JAKARTA - Direktur Jenderal Pendidikan Anak Usia Dini, Pendidikan Dasar dan Pendidikan Menengah (Dirjen PAUD Dikdasmen), Kemendikbud, Jumeri menyampaikan, sampai saat ini, masih ada beberapa daerah, khususnya di wilayah 3T (tertinggal, terluar dan terdepan) masyarakatnya mengalami buta aksara.
“Ada 6 wilayah yang perlu mendapat penekanan atau butuh perjuangan kuat untuk mengangkat ketertinggalan daerah tersebut, karena buta aksara, ” kata Jumeri dalam acara Bincang Pendidikan dan Kebudayaan secara virtual di Jakarta, Jumat (4/9/2020).
Adapun 6 daerah tersebut adalah Papua tingkat buta aksaranya 21, 9 persen, NTB (7, 46) persen, NTT (4, 24) persen, Sulawrsi Barat (3, 98) persen, Sulawesi Selatan (4, 22) persen, dan Kalimantan Barat (3, 81) persen.
“Kini beberapa daerah yang masih harus mendapat perhatian sungguh-sungguh agar bisa mentas dari buta aksara yang menghambat dalam kehidupan di masyarakat. Namun kalau secara nasional, presentase penduduk buta aksara pada tahun 2019 turun menjadi 1, 78 persen. Angka ini lebih baik, jika dibanding tahun 2018 yakni 1, 93 persen. Data buta aksara ini berdasarkan usia 15-59 tahun. Makin tinggi pendapatan penduduk, maka makin tinggi pula melek aksaranya, ” papar Jumeri.
Untuk itu, di dalam menuntaskan buta akasara ada 4 strategi yang dilakukan oleh pemerintah Indonesia yaitu pertama, pemutahiran data buta aksara. Dalam hal ini, Kemendikbud bekerjasama dengan Badan Pusat Statistik (BPS), sehingga data itu bisa diukur sampai dimana, dilakukan secara nasional.
“Jadi kita memanfaatkan hasil pendataan nasional. Nanti dapat diukur capaiannya dan bisa untuk menentukan langkah yang tepat untuk kedepannya, ” ujarnya.
Kedua, strategi penuntasan. Layanan program pendidikan keaksaraan, terfokus pada daerah terpadat buta aksara. Nantinya akan ada sistem kluster pada wilayah tertentu agar bisa cepat dalam hal penuntasan buta aksara.
“Meski masih dalam masa pandemi, program ini akan terus berjalan, dan kami berharap pada tahun 2023 tidak ada lagi wilayah yang buta aksara, ” imbuhnya.

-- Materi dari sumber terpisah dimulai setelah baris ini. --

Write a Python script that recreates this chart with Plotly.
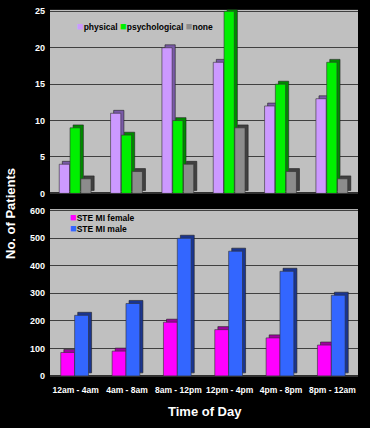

Ketiga pengembangan jejaring dan sinergitas. Nantinya akan ada sharing anggaran antara pusat dan daerah, kemitraan Perguruan Tinggi, kerjasama dengan dinas terkait serta lembaga pendidikan non formal, untuk menuntaskan buta aksara.
Masyarakat yang sudah tidak buta aksara itu, akan terus dijaga agar mereka bisa terus meningkatkan literasinya. Karena, kalau tidak ada tindak lanjut, maka bisa kembali menjadi buta aksara.

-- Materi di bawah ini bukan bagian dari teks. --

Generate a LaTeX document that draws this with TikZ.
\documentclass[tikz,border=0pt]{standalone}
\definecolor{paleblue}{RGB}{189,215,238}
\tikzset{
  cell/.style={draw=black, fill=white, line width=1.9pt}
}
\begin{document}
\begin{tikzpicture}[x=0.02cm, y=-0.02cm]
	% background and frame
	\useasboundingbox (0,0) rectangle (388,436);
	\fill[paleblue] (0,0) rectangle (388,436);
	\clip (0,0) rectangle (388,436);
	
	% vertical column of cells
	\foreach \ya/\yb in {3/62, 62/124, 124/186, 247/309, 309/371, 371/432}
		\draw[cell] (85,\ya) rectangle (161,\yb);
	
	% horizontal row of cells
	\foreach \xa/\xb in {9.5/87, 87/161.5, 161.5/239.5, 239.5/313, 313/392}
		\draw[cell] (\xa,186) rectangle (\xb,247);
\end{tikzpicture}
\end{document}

“Untuk itulah diperlukan sinergitas bisa lewat Kuliah Kerja Nyata (KKN) tematik mahasiswa khusus pemberantasan buta aksara, ” ungkap Jumeri.
Keempat pengembangan program yang inovatif. Unuk mengimplementasikan program kepada daerah padat tersebut, diperlukan inovasi dalam layanan program secara daring, untuk mempercepat akses. “Jadi yang daring bukan hanya sekolah-sekolah formal, tapi juga pendidikan non formal, pendidikan masyarakat semacam keaksaraan ini juga bisa didaringkan lewat jejaring yang sudah kita luncurkan, ” paparnya.

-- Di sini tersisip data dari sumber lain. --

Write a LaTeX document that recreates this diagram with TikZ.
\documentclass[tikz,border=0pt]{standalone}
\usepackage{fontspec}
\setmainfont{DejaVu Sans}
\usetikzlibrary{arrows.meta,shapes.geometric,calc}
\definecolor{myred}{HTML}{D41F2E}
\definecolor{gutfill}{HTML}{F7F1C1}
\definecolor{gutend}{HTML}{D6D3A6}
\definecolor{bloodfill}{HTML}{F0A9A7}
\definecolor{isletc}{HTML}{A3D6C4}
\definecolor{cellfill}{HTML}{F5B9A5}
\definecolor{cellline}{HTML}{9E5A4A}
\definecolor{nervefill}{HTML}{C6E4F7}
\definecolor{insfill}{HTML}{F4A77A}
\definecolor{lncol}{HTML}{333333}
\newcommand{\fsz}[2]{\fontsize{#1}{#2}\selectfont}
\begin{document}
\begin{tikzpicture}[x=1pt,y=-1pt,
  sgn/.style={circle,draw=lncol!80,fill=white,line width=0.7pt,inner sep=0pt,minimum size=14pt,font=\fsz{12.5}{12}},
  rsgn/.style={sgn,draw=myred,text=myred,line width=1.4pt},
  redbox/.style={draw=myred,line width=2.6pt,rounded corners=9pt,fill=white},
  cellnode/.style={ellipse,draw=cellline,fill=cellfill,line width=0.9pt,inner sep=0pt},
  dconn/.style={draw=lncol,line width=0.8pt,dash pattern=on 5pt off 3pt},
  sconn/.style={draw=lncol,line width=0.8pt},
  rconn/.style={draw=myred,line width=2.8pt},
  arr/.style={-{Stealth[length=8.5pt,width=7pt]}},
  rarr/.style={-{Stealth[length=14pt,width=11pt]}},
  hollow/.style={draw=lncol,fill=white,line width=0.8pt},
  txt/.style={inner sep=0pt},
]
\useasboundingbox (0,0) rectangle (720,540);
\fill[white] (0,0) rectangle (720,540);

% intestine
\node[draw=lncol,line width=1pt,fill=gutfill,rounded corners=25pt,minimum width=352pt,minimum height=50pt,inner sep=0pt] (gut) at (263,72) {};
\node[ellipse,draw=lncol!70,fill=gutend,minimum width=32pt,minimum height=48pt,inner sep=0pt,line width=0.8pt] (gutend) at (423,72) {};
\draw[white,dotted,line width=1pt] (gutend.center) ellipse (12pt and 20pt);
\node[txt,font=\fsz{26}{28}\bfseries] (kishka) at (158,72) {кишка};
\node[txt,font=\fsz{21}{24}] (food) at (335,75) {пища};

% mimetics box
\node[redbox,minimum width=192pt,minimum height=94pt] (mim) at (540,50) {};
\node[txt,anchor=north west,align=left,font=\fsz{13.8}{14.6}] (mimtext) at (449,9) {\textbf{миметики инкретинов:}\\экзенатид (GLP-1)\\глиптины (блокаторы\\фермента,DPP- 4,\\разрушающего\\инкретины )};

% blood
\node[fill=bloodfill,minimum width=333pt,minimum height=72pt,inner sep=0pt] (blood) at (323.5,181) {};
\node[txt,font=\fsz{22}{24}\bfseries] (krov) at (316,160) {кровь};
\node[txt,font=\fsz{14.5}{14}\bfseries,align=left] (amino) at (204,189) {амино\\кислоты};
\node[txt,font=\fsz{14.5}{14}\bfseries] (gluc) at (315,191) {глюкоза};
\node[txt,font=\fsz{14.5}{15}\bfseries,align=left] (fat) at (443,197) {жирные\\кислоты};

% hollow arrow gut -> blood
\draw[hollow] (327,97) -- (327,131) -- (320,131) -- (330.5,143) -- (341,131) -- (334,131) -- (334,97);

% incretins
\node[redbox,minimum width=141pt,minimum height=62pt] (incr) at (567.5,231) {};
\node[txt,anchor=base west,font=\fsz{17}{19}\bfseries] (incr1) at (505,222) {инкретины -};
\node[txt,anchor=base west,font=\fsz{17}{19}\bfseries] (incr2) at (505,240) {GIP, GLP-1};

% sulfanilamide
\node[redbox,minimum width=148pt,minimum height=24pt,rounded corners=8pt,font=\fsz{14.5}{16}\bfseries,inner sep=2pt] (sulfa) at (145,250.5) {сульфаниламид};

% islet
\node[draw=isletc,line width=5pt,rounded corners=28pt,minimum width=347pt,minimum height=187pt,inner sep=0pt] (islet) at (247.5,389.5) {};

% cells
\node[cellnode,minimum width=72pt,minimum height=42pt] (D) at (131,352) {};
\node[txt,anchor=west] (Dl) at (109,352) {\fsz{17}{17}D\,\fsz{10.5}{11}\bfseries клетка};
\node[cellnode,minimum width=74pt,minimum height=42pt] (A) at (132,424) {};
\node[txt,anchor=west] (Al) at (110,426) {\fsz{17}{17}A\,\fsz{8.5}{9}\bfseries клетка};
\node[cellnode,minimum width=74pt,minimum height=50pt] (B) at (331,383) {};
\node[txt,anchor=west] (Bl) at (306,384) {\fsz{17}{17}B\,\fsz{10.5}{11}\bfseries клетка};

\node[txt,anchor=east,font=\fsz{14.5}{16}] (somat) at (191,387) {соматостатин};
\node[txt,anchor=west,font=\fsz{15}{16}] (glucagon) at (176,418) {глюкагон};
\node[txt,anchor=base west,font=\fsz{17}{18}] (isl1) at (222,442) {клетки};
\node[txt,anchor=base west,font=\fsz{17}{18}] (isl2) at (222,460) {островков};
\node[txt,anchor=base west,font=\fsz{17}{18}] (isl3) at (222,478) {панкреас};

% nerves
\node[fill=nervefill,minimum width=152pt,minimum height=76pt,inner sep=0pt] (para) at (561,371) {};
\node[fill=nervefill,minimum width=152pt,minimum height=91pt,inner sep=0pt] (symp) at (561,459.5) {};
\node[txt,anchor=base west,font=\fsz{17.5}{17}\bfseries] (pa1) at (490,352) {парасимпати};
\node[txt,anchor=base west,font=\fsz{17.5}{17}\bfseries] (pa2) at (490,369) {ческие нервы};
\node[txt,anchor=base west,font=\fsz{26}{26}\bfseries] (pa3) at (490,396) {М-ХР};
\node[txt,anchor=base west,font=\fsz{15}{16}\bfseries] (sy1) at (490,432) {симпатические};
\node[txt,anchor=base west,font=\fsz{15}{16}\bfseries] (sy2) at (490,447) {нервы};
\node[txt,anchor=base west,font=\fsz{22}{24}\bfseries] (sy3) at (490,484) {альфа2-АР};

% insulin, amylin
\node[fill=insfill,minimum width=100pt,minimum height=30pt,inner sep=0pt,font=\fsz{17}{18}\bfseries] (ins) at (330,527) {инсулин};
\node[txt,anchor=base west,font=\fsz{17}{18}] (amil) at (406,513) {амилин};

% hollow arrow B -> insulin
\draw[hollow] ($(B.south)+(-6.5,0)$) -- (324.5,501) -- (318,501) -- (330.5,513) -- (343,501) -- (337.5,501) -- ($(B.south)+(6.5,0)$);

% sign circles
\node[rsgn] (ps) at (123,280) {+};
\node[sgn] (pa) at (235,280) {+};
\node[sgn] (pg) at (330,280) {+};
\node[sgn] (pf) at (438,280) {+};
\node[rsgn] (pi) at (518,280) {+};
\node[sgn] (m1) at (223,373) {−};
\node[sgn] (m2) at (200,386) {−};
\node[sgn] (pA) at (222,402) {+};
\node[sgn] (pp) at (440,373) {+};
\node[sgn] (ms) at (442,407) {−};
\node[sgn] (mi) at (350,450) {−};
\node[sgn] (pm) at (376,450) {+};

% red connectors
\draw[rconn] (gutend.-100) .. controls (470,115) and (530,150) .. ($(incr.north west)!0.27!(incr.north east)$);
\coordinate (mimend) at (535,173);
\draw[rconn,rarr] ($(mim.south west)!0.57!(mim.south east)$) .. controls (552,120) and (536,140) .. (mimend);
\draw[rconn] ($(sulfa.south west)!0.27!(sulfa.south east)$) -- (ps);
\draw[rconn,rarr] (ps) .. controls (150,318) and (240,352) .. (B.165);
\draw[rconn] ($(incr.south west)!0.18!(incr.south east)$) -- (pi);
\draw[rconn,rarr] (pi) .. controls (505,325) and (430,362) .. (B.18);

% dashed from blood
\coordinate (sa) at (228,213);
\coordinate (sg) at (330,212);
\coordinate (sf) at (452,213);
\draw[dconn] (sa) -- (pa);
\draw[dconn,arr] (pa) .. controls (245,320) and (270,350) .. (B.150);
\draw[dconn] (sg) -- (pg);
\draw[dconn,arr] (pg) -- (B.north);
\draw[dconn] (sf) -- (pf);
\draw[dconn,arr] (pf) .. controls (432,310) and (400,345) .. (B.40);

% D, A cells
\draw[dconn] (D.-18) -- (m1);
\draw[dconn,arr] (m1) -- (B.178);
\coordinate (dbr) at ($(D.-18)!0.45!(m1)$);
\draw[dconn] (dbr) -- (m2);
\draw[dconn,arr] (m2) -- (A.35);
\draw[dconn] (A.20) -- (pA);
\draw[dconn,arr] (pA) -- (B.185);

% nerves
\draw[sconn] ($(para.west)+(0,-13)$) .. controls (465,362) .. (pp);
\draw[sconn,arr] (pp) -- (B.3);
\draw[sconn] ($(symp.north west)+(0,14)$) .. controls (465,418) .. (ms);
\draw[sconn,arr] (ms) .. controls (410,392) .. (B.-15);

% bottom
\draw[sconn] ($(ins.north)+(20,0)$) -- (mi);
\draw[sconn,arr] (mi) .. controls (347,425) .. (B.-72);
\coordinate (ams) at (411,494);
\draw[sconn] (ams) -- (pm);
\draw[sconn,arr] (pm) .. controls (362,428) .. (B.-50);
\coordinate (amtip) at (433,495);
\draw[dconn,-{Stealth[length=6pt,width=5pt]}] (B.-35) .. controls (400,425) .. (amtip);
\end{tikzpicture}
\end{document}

“Ini inovatif pendekatan, sinergi, dan metode pembelajaran pendidikan keaksaraan. Apalagi dalam masa pandemi ini, berbagai program pendidikan keaksaraan perlu penyesuaian, dan sejalan dengan tema tahun ini bahwa Pembelajaran Literasi di Masa Pandemi Covid-19, Momentum Perubahan Paradigma Pendidikan. maka dibutuhkan inovasi dalam layanan program secara daring, terutama di tengah pandemi ini, ” ungkapnya. (Foto: G. Suranto).